So St Theresa of May has
finally signed the dratted letter to invoke Article 50. We’ll be
into that Red-White-and-Blue Brexit any time this afternoon, then.
Possibly even before cucumber sandwiches are served in the Hice
of Commons, accompanied, or not, by a handsome silver pot of Earl Gwey.
Even now, despite That
Letter having been signed and ritually hand-delivered, the UK is
still part of the European Union, and we will still be a member for
something like another 2 years. All the directives and regulations voted on by our MEPs
(sometimes even by N. Farage) that have been adopted by our British
Parliament, will still be in force, even after the EU agrees to the
terms of our exit from the Union. There will be years of legal work
to be done to extinguish those laws and
replace them with solely British ones.
Until the boot finally hits our red-white-and-blue backside:
We still have a rebate
on EU membership fees.
We still have a say,
via our MEPs, about what directives and regulations are passed by the
EU Parliament.
We are still not in the
Euro.
We are still not
signatories to the Schengen agreement (ie, – we ALREADY have the
tight control of our borders that many Leavers shouted for).
We still don’t have
to give benefits to immigrants who’ve just arrived here, even if
they are from the EU – not until they have worked for some years
and paid into the system (and we then give them less than many other
EU countries do).
We still share
information with EU states about criminal activity and terrorist
organisations via the European Criminal Records Information System.
People still have the
right to time off and limited working hours, parental leave, and
equal opportunities for men and women.
We still have the right
to live, work or study abroad in any of the 27 other EU member
countries.
UK students can still
(just) study or work in Europe on the Erasmus exchange programme.
Academic research
projects are (still, just) funded by EU subsidies.
Rural and deprived
areas could still be supported or funded by EU subsidies.
There are still Common
Agricultural Policy subsidies for farming (~55% of farm incomes), and
green incentives for adopting environmental measures such as tending
to wild grassland.
We still have laws to
ensure clean seas and beaches, good air quality, protection for
endangered species and strict guidelines on the use of genetically
modified crops and certain chemicals.
Using a mobile phone
doesn’t cost more in fees in other European countries.
20% of our energy should come from renewables by
2020.
What could we be going back to?
Signs saying “No
Blacks, No Polish, No Irish, nofuckingimmigrantsofanysort”? We
already HAVE tight control of our borders for legal immigration.

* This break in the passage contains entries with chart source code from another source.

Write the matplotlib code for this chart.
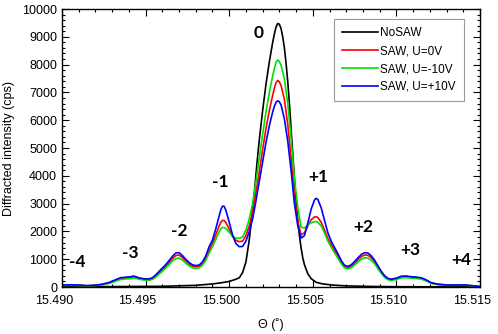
import matplotlib
matplotlib.use("Agg")
import matplotlib.pyplot as plt
import matplotlib.transforms as mtransforms
from matplotlib.ticker import MultipleLocator, FormatStrFormatter


# shared angle grid for the three SAW curves
theta_saw = [
    15.4900, 15.4905, 15.4910, 15.4915, 15.4920, 15.4924, 15.4928, 15.4932,
    15.4935, 15.4938, 15.4941, 15.4943, 15.4946, 15.4949, 15.4952, 15.4954,
    15.4956, 15.4958, 15.4960, 15.4962, 15.4964, 15.4966, 15.4968, 15.4970,
    15.4972, 15.4974, 15.4976, 15.4978, 15.4980, 15.4982, 15.4984, 15.4986,
    15.4988, 15.4990, 15.4992, 15.4994, 15.4995, 15.4996, 15.4997, 15.4998,
    15.5000, 15.5002, 15.5004, 15.5006, 15.5008, 15.5010, 15.5012, 15.5014,
    15.5016, 15.5018, 15.5020, 15.5022, 15.5024, 15.5026, 15.5027, 15.5028,
    15.5029, 15.5030, 15.5031, 15.5033, 15.5035, 15.5037, 15.5039, 15.5041,
    15.5043, 15.5045, 15.5047, 15.5049, 15.5051, 15.5052, 15.5053, 15.5055,
    15.5057, 15.5059, 15.5061, 15.5063, 15.5065, 15.5067, 15.5069, 15.5071,
    15.5073, 15.5075, 15.5077, 15.5079, 15.5081, 15.5083, 15.5085, 15.5087,
    15.5089, 15.5091, 15.5093, 15.5095, 15.5097, 15.5100, 15.5103, 15.5106,
    15.5109, 15.5112, 15.5115, 15.5118, 15.5121, 15.5125, 15.5130, 15.5135,
    15.5140, 15.5145, 15.5150,
]

saw_0v = [
    60, 70, 60, 45, 60, 90, 145, 240,
    310, 330, 345, 365, 310, 275, 270, 305,
    400, 520, 630, 750, 880, 1020, 1130, 1150,
    1060, 940, 830, 750, 725, 745, 840, 1040,
    1320, 1560, 1880, 2200, 2330, 2400, 2390, 2320,
    2080, 1820, 1680, 1630, 1650, 1850, 2200, 2700,
    3400, 4150, 4950, 5700, 6350, 6900, 7150, 7350,
    7430, 7380, 7250, 6750, 5850, 4650, 3250, 2350,
    1880, 1950, 2200, 2420, 2520, 2530, 2500, 2330,
    2050, 1750, 1520, 1320, 1120, 900, 740, 700,
    750, 860, 980, 1090, 1150, 1140, 1050, 900,
    710, 520, 370, 290, 260, 300, 365, 370,
    350, 335, 310, 235, 140, 95, 70, 65,
    70, 45, 15,
]

saw_m10v = [
    50, 60, 50, 40, 50, 75, 125, 205,
    270, 290, 305, 325, 280, 250, 245, 270,
    350, 460, 560, 680, 800, 930, 1020, 1040,
    970, 860, 760, 690, 665, 690, 780, 960,
    1220, 1450, 1720, 1980, 2090, 2140, 2140, 2100,
    1970, 1830, 1760, 1750, 1800, 2050, 2450, 3000,
    3800, 4650, 5500, 6300, 7000, 7600, 7850, 8080,
    8165, 8110, 7980, 7480, 6600, 5350, 3900, 2850,
    2150, 2120, 2230, 2310, 2350, 2350, 2330, 2200,
    1950, 1650, 1430, 1230, 1040, 840, 690, 650,
    690, 790, 900, 1000, 1050, 1040, 960, 830,
    650, 480, 340, 260, 235, 270, 330, 335,
    320, 305, 285, 210, 125, 85, 60, 60,
    65, 40, 10,
]

saw_p10v = [
    70, 80, 70, 50, 65, 100, 160, 260,
    335, 350, 370, 395, 330, 295, 290, 330,
    430, 560, 680, 800, 950, 1100, 1220, 1240,
    1130, 1000, 880, 800, 770, 790, 900, 1120,
    1450, 1690, 2100, 2560, 2780, 2910, 2900, 2760,
    2330, 1870, 1560, 1450, 1460, 1650, 2000, 2450,
    3100, 3800, 4500, 5200, 5800, 6300, 6500, 6640,
    6700, 6660, 6550, 6050, 5250, 4200, 3000, 2200,
    1760, 1850, 2300, 2800, 3130, 3190, 3150, 2850,
    2400, 1950, 1650, 1420, 1200, 950, 780, 740,
    800, 920, 1050, 1170, 1235, 1220, 1120, 960,
    760, 560, 400, 310, 280, 320, 390, 395,
    370, 355, 330, 250, 150, 100, 75, 70,
    75, 50, 15,
]

theta_nosaw = [
    15.4900, 15.4930, 15.4960, 15.4980, 15.4990, 15.4995, 15.5000, 15.5004,
    15.5006, 15.5008, 15.5010, 15.5012, 15.5014, 15.5015, 15.5016, 15.5017,
    15.5018, 15.5020, 15.5022, 15.5024, 15.5026, 15.5027, 15.5028, 15.5029,
    15.5030, 15.5031, 15.5032, 15.5033, 15.5034, 15.5035, 15.5036, 15.5037,
    15.5038, 15.5039, 15.5040, 15.5041, 15.5042, 15.5043, 15.5044, 15.5045,
    15.5047, 15.5049, 15.5052, 15.5056, 15.5062, 15.5070, 15.5085, 15.5100,
    15.5150,
]

nosaw = [
    10, 15, 25, 60, 110, 150, 200, 280,
    330, 520, 900, 1700, 2800, 3350, 4050, 4700,
    5300, 6350, 7300, 8100, 8800, 9100, 9350, 9480,
    9450, 9300, 9000, 8600, 8050, 7400, 6600, 5700,
    4800, 3900, 3100, 2400, 1850, 1400, 1050, 800,
    480, 300, 170, 110, 70, 40, 20, 10,
    5,
]

order_labels = ["-4", "-3", "-2", "-1", "0", "+1", "+2", "+3", "+4"]
order_x = [15.4909, 15.4941, 15.4970, 15.49945, 15.50175,
           15.50533, 15.50802, 15.51081, 15.5139]
order_y = [910, 1234, 2014, 3788, 9126, 3968, 2169, 1331, 971]


plt.rcParams["font.family"] = ["Liberation Sans", "DejaVu Sans"]

fig = plt.figure(figsize=(4.98, 3.34), dpi=100)
ax = fig.add_axes([0.1245, 0.1407, 0.8394, 0.8323])

ax.plot(theta_nosaw, nosaw, color="black", lw=1.2, label="NoSAW")
ax.plot(theta_saw, saw_0v, color="#ff0000", lw=1.2, label="SAW, U=0V")
ax.plot(theta_saw, saw_m10v, color="#00e000", lw=1.2, label="SAW, U=-10V")
ax.plot(theta_saw, saw_p10v, color="#0000ff", lw=1.2, label="SAW, U=+10V")

for lab, x, y in zip(order_labels, order_x, order_y):
    ax.text(x, y, lab, ha="center", va="center", fontsize=12.5,
            fontweight="bold", family=["Lato", "DejaVu Sans"])

ax.set_xlim(15.490, 15.515)
ax.set_ylim(0, 10000)

ax.xaxis.set_major_locator(MultipleLocator(0.005))
ax.xaxis.set_minor_locator(MultipleLocator(0.001))
ax.xaxis.set_major_formatter(FormatStrFormatter("%.3f"))
ax.yaxis.set_major_locator(MultipleLocator(1000))
ax.yaxis.set_minor_locator(MultipleLocator(200))

ax.tick_params(which="both", direction="in", top=True, right=True,
               labelsize=9, width=0.8)
ax.tick_params(which="major", length=5)
ax.tick_params(which="minor", length=2.5)
ax.tick_params(axis="x", which="major", pad=6)

# x tick labels sit a little left of their ticks in the original
shift = mtransforms.ScaledTranslation(-8 / 100, 0, fig.dpi_scale_trans)
for lbl in ax.get_xticklabels():
    lbl.set_transform(lbl.get_transform() + shift)

for side in ax.spines.values():
    side.set_linewidth(1.0)

ax.set_xlabel("Θ (˚)", fontsize=9, labelpad=8)
ax.set_ylabel("Diffracted intensity (cps)", fontsize=9, labelpad=5)

leg = ax.legend(loc="upper right", bbox_to_anchor=(0.962, 0.964),
                borderaxespad=0,
                fontsize=8.5, frameon=True, fancybox=False,
                handlelength=3.0, handletextpad=0.2,
                labelspacing=0.5, borderpad=0.7)
leg.get_frame().set_edgecolor("#808080")
leg.get_frame().set_linewidth(0.8)

fig.savefig("out.png", dpi=100)
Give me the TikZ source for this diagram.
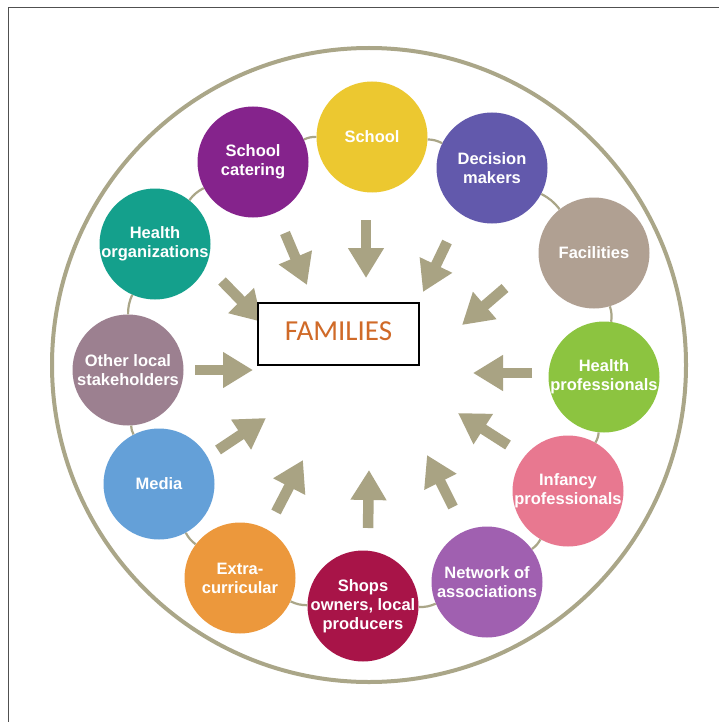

If
what Leavers want is simply No Immigrants at all, umm, the word you
need to worry about there is ILLEGAL. Leaving the EU isn’t going to
stop illegal immigration.
No EU nationals working here, for instance,
in our health service? Or no non-EU nationals? (See the same link.)
No legal equality for
LGBTQ and disabled people?
No right to residency
for EU born partners of British citizens?
Restoring the use of
Imperial measures? I’m of a generation that learned originally to
use them, and then had to convert everything to metric (including
understanding distances in kilometres and metres for sporting
competitions, although car drivers even now still get away with
odometers and roadsigns labelled in miles). But we’d already begun
metricating before we joined the EEC and we’ve rubbed along all
right under a mishmash of measures for the last forty-odd years. It’s
hardly worth falling out with the EU over them. Are we now going to
re-adopt 240 pennies to a pound and 12 pennies to a shilling; ounces,
pounds, stones, hundredweights; acres, rods, poles and perches; pints
and gallons; Imperial (or even Whitworth) specifications for
engineering? Even I am not old enough or daft enough to try re-imposing
that lot on a decimalised population.
Restoring the death
penalty for murder? I’m not kidding. A straw poll suggested there
are Leavers hankering for its reinstatement, even though we’d
already got rid of it well before we joined the EEC (1965).
All right, that one was silly... but...
But...We Want Our Country Back!
See above...I haven’t
been able to fathom out exactly what “our country” might be, that
the happy band of Leavers expect to get back. Asking the question of
them usually elicits remarks about escaping the rule of “unelected
Eurocrats”, ignoring the irony that in Britain our Parliamentary
system is topped by an unelected Monarchy and an unelected Hice of
Lords, and the fact that all British voters have the right to vote
for the MEPs who will represent their region in the European
Parliament. If you don’t know who represents your region there or
how to ask them to work on your behalf, or how the EU structure
works, whose fault is that?
At the moment, the lack of precise, detailed forward vision in our national policies worries me quite a lot. St Theresa of May needs to do more, for me, than to attempt Churchillian rhetoric at PMQs.